■ CHALLENGE
Write out the listing below in full and exactly, leaving out every picture.
::::
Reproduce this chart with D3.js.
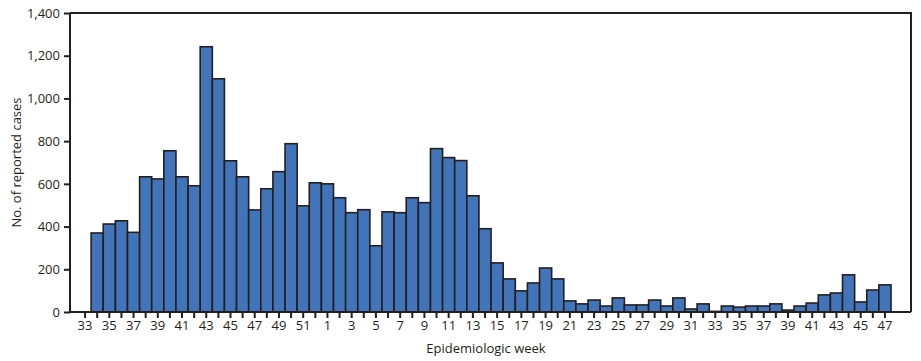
<!DOCTYPE html>
<html>
<head>
<meta charset="utf-8">
<script src="https://cdn.jsdelivr.net/npm/d3@7"></script>
<style>
  html, body { margin: 0; padding: 0; background: #fff; }
  svg { display: block; }
  text { font-family: "Open Sans", "Noto Sans", sans-serif; fill: #231f20; }
</style>
</head>
<body>
<svg id="chart" width="921" height="361"></svg>
<script>
// Epidemiologic weeks (first year weeks 33–52, second year weeks 1–47)
const weeks = [33,34,35,36,37,38,39,40,41,42,43,44,45,46,47,48,49,50,51,52,
  1,2,3,4,5,6,7,8,9,10,11,12,13,14,15,16,17,18,19,20,21,22,23,24,25,26,27,28,29,30,
  31,32,33,34,35,36,37,38,39,40,41,42,43,44,45,46,47];
const cases = [0,370,412,427,373,633,623,755,633,591,1242,1092,708,633,478,577,657,788,497,605,
  600,535,465,479,310,469,465,535,512,765,723,709,544,390,230,155,99,136,206,155,
  52,38,56,28,66,33,33,56,28,66,14,38,3,28,23,28,28,38,9,28,42,80,89,174,47,103,127];
const yTicks = [0,200,400,600,800,1000,1200,1400];
const yTitle = "No. of reported cases";
const xTitle = "Epidemiologic week";

const svg = d3.select("#chart");
const plot = { left: 70, right: 911, top: 13, bottom: 312 };
const keys = weeks.map((w, i) => i);

const x = d3.scaleBand().domain(keys).range([79, 891]).padding(0);
const y = d3.scaleLinear().domain([0, 1400]).range([plot.bottom, plot.top]);

const ink = "#231f20";

// bars
svg.append("g").selectAll("rect")
  .data(keys)
  .join("rect")
  .attr("x", i => x(i))
  .attr("y", i => y(cases[i]))
  .attr("width", x.bandwidth())
  .attr("height", i => y(0) - y(cases[i]))
  .attr("fill", "#4174b9")
  .attr("stroke", ink)
  .attr("stroke-width", 1.6);

// frame (top and right)
svg.append("path")
  .attr("d", `M${plot.left},${plot.top}H${plot.right}V${plot.bottom}`)
  .attr("fill", "none").attr("stroke", ink).attr("stroke-width", 2);

// y axis
const yAxis = d3.axisLeft(y).tickValues(yTicks).tickSize(6).tickPadding(4)
  .tickFormat(d3.format(","));
const gy = svg.append("g").attr("transform", `translate(${plot.left},0)`).call(yAxis);
gy.select(".domain").attr("stroke", ink).attr("stroke-width", 2)
  .attr("d", `M0,${plot.top}V${plot.bottom}`);
gy.selectAll(".tick line").attr("stroke", ink).attr("stroke-width", 2);
gy.selectAll(".tick text").style("font-size", "13px").attr("fill", ink)
  .style("font-family", "'Open Sans', sans-serif");

// x axis
const xAxis = d3.axisBottom(x).tickSize(6).tickPadding(3)
  .tickFormat(i => (weeks[i] % 2 === 1 ? String(weeks[i]) : ""));
const gx = svg.append("g").attr("transform", `translate(0,${plot.bottom})`).call(xAxis);
gx.select(".domain").attr("stroke", ink).attr("stroke-width", 2)
  .attr("d", `M${plot.left},0H${plot.right}`);
gx.selectAll(".tick line").attr("stroke", ink).attr("stroke-width", 2);
gx.selectAll(".tick text").style("font-size", "13px").attr("fill", ink)
  .style("font-family", "'Open Sans', sans-serif");

// titles
svg.append("text")
  .attr("transform", `translate(21,${(plot.top + plot.bottom) / 2}) rotate(-90)`)
  .attr("text-anchor", "middle")
  .style("font-size", "13px")
  .text(yTitle);
svg.append("text")
  .attr("x", 486).attr("y", 353)
  .attr("text-anchor", "middle")
  .style("font-size", "13px")
  .text(xTitle);
</script>
</body>
</html>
::::
■ TASK OUTPUT
Reproduce this chart with D3.js.
<!DOCTYPE html>
<html>
<head>
<meta charset="utf-8">
<script src="https://cdn.jsdelivr.net/npm/d3@7"></script>
<style>
  html, body { margin: 0; padding: 0; background: #fff; }
  svg { display: block; }
  text { font-family: "Open Sans", "Noto Sans", sans-serif; fill: #231f20; }
</style>
</head>
<body>
<svg id="chart" width="921" height="361"></svg>
<script>
// Epidemiologic weeks (first year weeks 33–52, second year weeks 1–47)
const weeks = [33,34,35,36,37,38,39,40,41,42,43,44,45,46,47,48,49,50,51,52,
  1,2,3,4,5,6,7,8,9,10,11,12,13,14,15,16,17,18,19,20,21,22,23,24,25,26,27,28,29,30,
  31,32,33,34,35,36,37,38,39,40,41,42,43,44,45,46,47];
const cases = [0,370,412,427,373,633,623,755,633,591,1242,1092,708,633,478,577,657,788,497,605,
  600,535,465,479,310,469,465,535,512,765,723,709,544,390,230,155,99,136,206,155,
  52,38,56,28,66,33,33,56,28,66,14,38,3,28,23,28,28,38,9,28,42,80,89,174,47,103,127];
const yTicks = [0,200,400,600,800,1000,1200,1400];
const yTitle = "No. of reported cases";
const xTitle = "Epidemiologic week";

const svg = d3.select("#chart");
const plot = { left: 70, right: 911, top: 13, bottom: 312 };
const keys = weeks.map((w, i) => i);

const x = d3.scaleBand().domain(keys).range([79, 891]).padding(0);
const y = d3.scaleLinear().domain([0, 1400]).range([plot.bottom, plot.top]);

const ink = "#231f20";

// bars
svg.append("g").selectAll("rect")
  .data(keys)
  .join("rect")
  .attr("x", i => x(i))
  .attr("y", i => y(cases[i]))
  .attr("width", x.bandwidth())
  .attr("height", i => y(0) - y(cases[i]))
  .attr("fill", "#4174b9")
  .attr("stroke", ink)
  .attr("stroke-width", 1.6);

// frame (top and right)
svg.append("path")
  .attr("d", `M${plot.left},${plot.top}H${plot.right}V${plot.bottom}`)
  .attr("fill", "none").attr("stroke", ink).attr("stroke-width", 2);

// y axis
const yAxis = d3.axisLeft(y).tickValues(yTicks).tickSize(6).tickPadding(4)
  .tickFormat(d3.format(","));
const gy = svg.append("g").attr("transform", `translate(${plot.left},0)`).call(yAxis);
gy.select(".domain").attr("stroke", ink).attr("stroke-width", 2)
  .attr("d", `M0,${plot.top}V${plot.bottom}`);
gy.selectAll(".tick line").attr("stroke", ink).attr("stroke-width", 2);
gy.selectAll(".tick text").style("font-size", "13px").attr("fill", ink)
  .style("font-family", "'Open Sans', sans-serif");

// x axis
const xAxis = d3.axisBottom(x).tickSize(6).tickPadding(3)
  .tickFormat(i => (weeks[i] % 2 === 1 ? String(weeks[i]) : ""));
const gx = svg.append("g").attr("transform", `translate(0,${plot.bottom})`).call(xAxis);
gx.select(".domain").attr("stroke", ink).attr("stroke-width", 2)
  .attr("d", `M${plot.left},0H${plot.right}`);
gx.selectAll(".tick line").attr("stroke", ink).attr("stroke-width", 2);
gx.selectAll(".tick text").style("font-size", "13px").attr("fill", ink)
  .style("font-family", "'Open Sans', sans-serif");

// titles
svg.append("text")
  .attr("transform", `translate(21,${(plot.top + plot.bottom) / 2}) rotate(-90)`)
  .attr("text-anchor", "middle")
  .style("font-size", "13px")
  .text(yTitle);
svg.append("text")
  .attr("x", 486).attr("y", 353)
  .attr("text-anchor", "middle")
  .style("font-size", "13px")
  .text(xTitle);
</script>
</body>
</html>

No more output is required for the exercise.